Synergy between nutrients and warming enhances methane ebullition from experimental lakes

Lakes and ponds are important natural sources of the potent greenhouse gas methane (CH 4 ), with small shallow waters identified as particular hotspots 1 , 2 . Ebullition (bubbles) of CH 4 makes up a large proportion of total CH 4 flux 3 , 4 . However, difficulty measuring such episodic events 5 makes prediction of how ebullition responds to nutrient enrichment and rising temperatures challenging. Here, the world’s longest running, mesocosm-based, shallow lake climate change experiment was used to investigate how the combination of warming and eutrophication (that is, nutrient enrichment) affects CH 4 ebullition.
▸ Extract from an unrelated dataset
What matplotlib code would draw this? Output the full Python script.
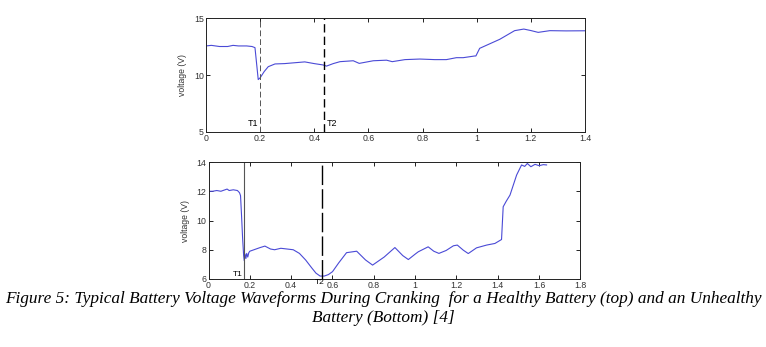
import matplotlib
matplotlib.use("Agg")
import matplotlib.pyplot as plt

# Healthy battery cranking waveform (top)
t_top = [0, 0.02, 0.05, 0.08, 0.1, 0.12, 0.15, 0.17, 0.181, 0.193, 0.2, 0.215, 0.23,
         0.255, 0.29, 0.33, 0.365, 0.4, 0.433, 0.445, 0.47, 0.495, 0.544, 0.566, 0.618,
         0.667, 0.688, 0.735, 0.79, 0.845, 0.888, 0.925, 0.95, 0.993, 0.997, 1.011,
         1.085, 1.14, 1.174, 1.2, 1.227, 1.27, 1.33, 1.4]
v_top = [12.55, 12.6, 12.5, 12.5, 12.6, 12.55, 12.55, 12.5, 12.4, 9.6, 9.75, 10.3, 10.73,
         10.97, 11.0, 11.08, 11.15, 11.0, 10.88, 10.78, 11.0, 11.17, 11.25, 11.02, 11.25,
         11.3, 11.17, 11.35, 11.4, 11.35, 11.35, 11.52, 11.52, 11.67, 11.67, 12.34,
         13.13, 13.89, 14.03, 13.9, 13.74, 13.89, 13.87, 13.88]

# Unhealthy battery cranking waveform (bottom)
t_bot = [0, 0.02, 0.04, 0.06, 0.08, 0.09, 0.1, 0.12, 0.14, 0.15, 0.155, 0.16, 0.165,
         0.17, 0.173, 0.177, 0.181, 0.185, 0.19, 0.195, 0.2, 0.22, 0.25, 0.273, 0.3,
         0.32, 0.35, 0.38, 0.41, 0.44, 0.47, 0.5, 0.52, 0.54, 0.56, 0.58, 0.6, 0.63,
         0.668, 0.717, 0.76, 0.794, 0.85, 0.902, 0.94, 0.967, 1.0, 1.015, 1.063, 1.09,
         1.115, 1.15, 1.185, 1.204, 1.233, 1.257, 1.297, 1.346, 1.386, 1.418, 1.426,
         1.44, 1.459, 1.491, 1.515, 1.53, 1.543, 1.56, 1.58, 1.6, 1.62, 1.636]
v_bot = [12.0, 12.0, 12.05, 12.0, 12.1, 12.15, 12.05, 12.1, 12.05, 11.9, 11.7, 10.3, 8.8,
         7.6, 7.25, 7.7, 7.4, 7.75, 7.5, 7.8, 7.9, 8.0, 8.15, 8.25, 8.05, 8.0, 8.1, 8.05,
         8.0, 7.75, 7.3, 6.75, 6.4, 6.2, 6.2, 6.3, 6.5, 7.1, 7.8, 7.9, 7.3, 6.95, 7.5,
         8.15, 7.6, 7.33, 7.7, 7.86, 8.2, 7.9, 7.75, 7.95, 8.27, 8.32, 7.97, 7.74, 8.13,
         8.32, 8.43, 8.7, 10.94, 11.3, 11.74, 13.11, 13.8, 13.7, 13.9, 13.68, 13.84,
         13.75, 13.82, 13.8]

top_xticks = [0, 0.2, 0.4, 0.6, 0.8, 1, 1.2, 1.4]
top_xlabels = ["0", "0.2", "0.4", "0.6", "0.8", "1", "1.2", "1.4"]
top_yticks = [5, 10, 15]
bot_xticks = [0, 0.2, 0.4, 0.6, 0.8, 1, 1.2, 1.4, 1.6, 1.8]
bot_xlabels = ["0", "0.2", "0.4", "0.6", "0.8", "1", "1.2", "1.4", "1.6", "1.8"]
bot_yticks = [6, 8, 10, 12, 14]

# Marker times for the start of cranking (T1) and the voltage trough (T2)
top_t1, top_t2 = 0.2, 0.435
bot_t1, bot_t2 = 0.173, 0.548

caption_1 = ("Figure 5: Typical Battery Voltage Waveforms During Cranking  for a "
             "Healthy Battery (top) and an Unhealthy")
caption_2 = "Battery (Bottom) [4]"

LINE = "#4a4ad6"
TXT = "#333333"
SANS = ["Liberation Sans", "DejaVu Sans"]

fig = plt.figure(figsize=(7.66, 3.47), dpi=100)
ax1 = fig.add_axes([0.2689, 0.6196, 0.4948, 0.3285])
ax2 = fig.add_axes([0.2722, 0.1960, 0.4856, 0.3371])


def style(ax, xt, xl, yt):
    ax.set_xticks(xt)
    ax.set_xticklabels(xl)
    ax.set_yticks(yt)
    ax.tick_params(direction="in", length=3, width=0.7, top=True, right=True,
                   labelsize=6.3, colors="#222222", labelcolor=TXT, pad=1.5)
    for lab in ax.get_xticklabels() + ax.get_yticklabels():
        lab.set_family(SANS)
    for s in ax.spines.values():
        s.set_linewidth(0.7)
        s.set_color("#222222")
    ax.set_ylabel("voltage (V)", fontsize=6.2, family=SANS, color=TXT, labelpad=5)


ax1.plot(t_top, v_top, color=LINE, lw=0.8)
ax1.set_xlim(0, 1.4)
ax1.set_ylim(5, 15)
style(ax1, top_xticks, top_xlabels, top_yticks)
ax1.axvline(top_t1, color="#555555", lw=0.7, ls=(0, (6, 3)))
ax1.axvline(top_t2, color="black", lw=1.0, ls=(0, (6, 3)))
ax1.text(top_t1 - 0.008, 5.35, "T1", fontsize=6.5, family=SANS, ha="right", va="bottom")
ax1.text(top_t2 + 0.01, 5.35, "T2", fontsize=6.5, family=SANS, ha="left", va="bottom")

ax2.plot(t_bot, v_bot, color=LINE, lw=0.8)
ax2.set_xlim(0, 1.8)
ax2.set_ylim(6, 14)
style(ax2, bot_xticks, bot_xlabels, bot_yticks)
ax2.axvline(bot_t1, color="#555555", lw=0.8)
ax2.axvline(bot_t2, color="black", lw=1.0, ls=(0, (14, 3)))
ax2.text(bot_t1 - 0.006, 6.1, "T1", fontsize=6, family=SANS, ha="right", va="bottom")
ax2.text(bot_t2 - 0.012, 5.75, "T2", fontsize=6, family=SANS, ha="center", va="center",
         clip_on=False)

serif = ["Liberation Serif", "DejaVu Serif"]
fig.text(0.5, 1 - 299 / 347, caption_1, ha="center", va="center", fontsize=12.4,
         family=serif, style="italic")
fig.text(0.5, 1 - 318 / 347, caption_2, ha="center", va="center", fontsize=12.4,
         family=serif, style="italic")

fig.savefig("out.png", dpi=100, facecolor="white")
Eutrophication without heating increased the relative contribution of ebullition from 51% to 75%. More strikingly the combination of nutrient enrichment and experimental warming treatments of +2–3 °C and +4–5 °C had a synergistic effect, increasing mean annual ebullition by at least 1900 mg CH 4 -C m −2 yr −1 . In contrast, diffusive flux showed no response to eutrophication and only a small increase at higher temperatures (average 63 mg CH 4 –C m −2 yr −1 ). As shallow lakes are the most common lake type globally, abundant in highly climate sensitive regions 6 and most vulnerable to eutrophication, these results suggest their current and future contributions to atmospheric CH 4 concentrations may be significantly underestimated. The combination of nutrient enrichment and warming has a synergistic effect on rates of methane ebullition from experimental lakes. This suggests methane emissions from shallow lakes may be significantly underestimated.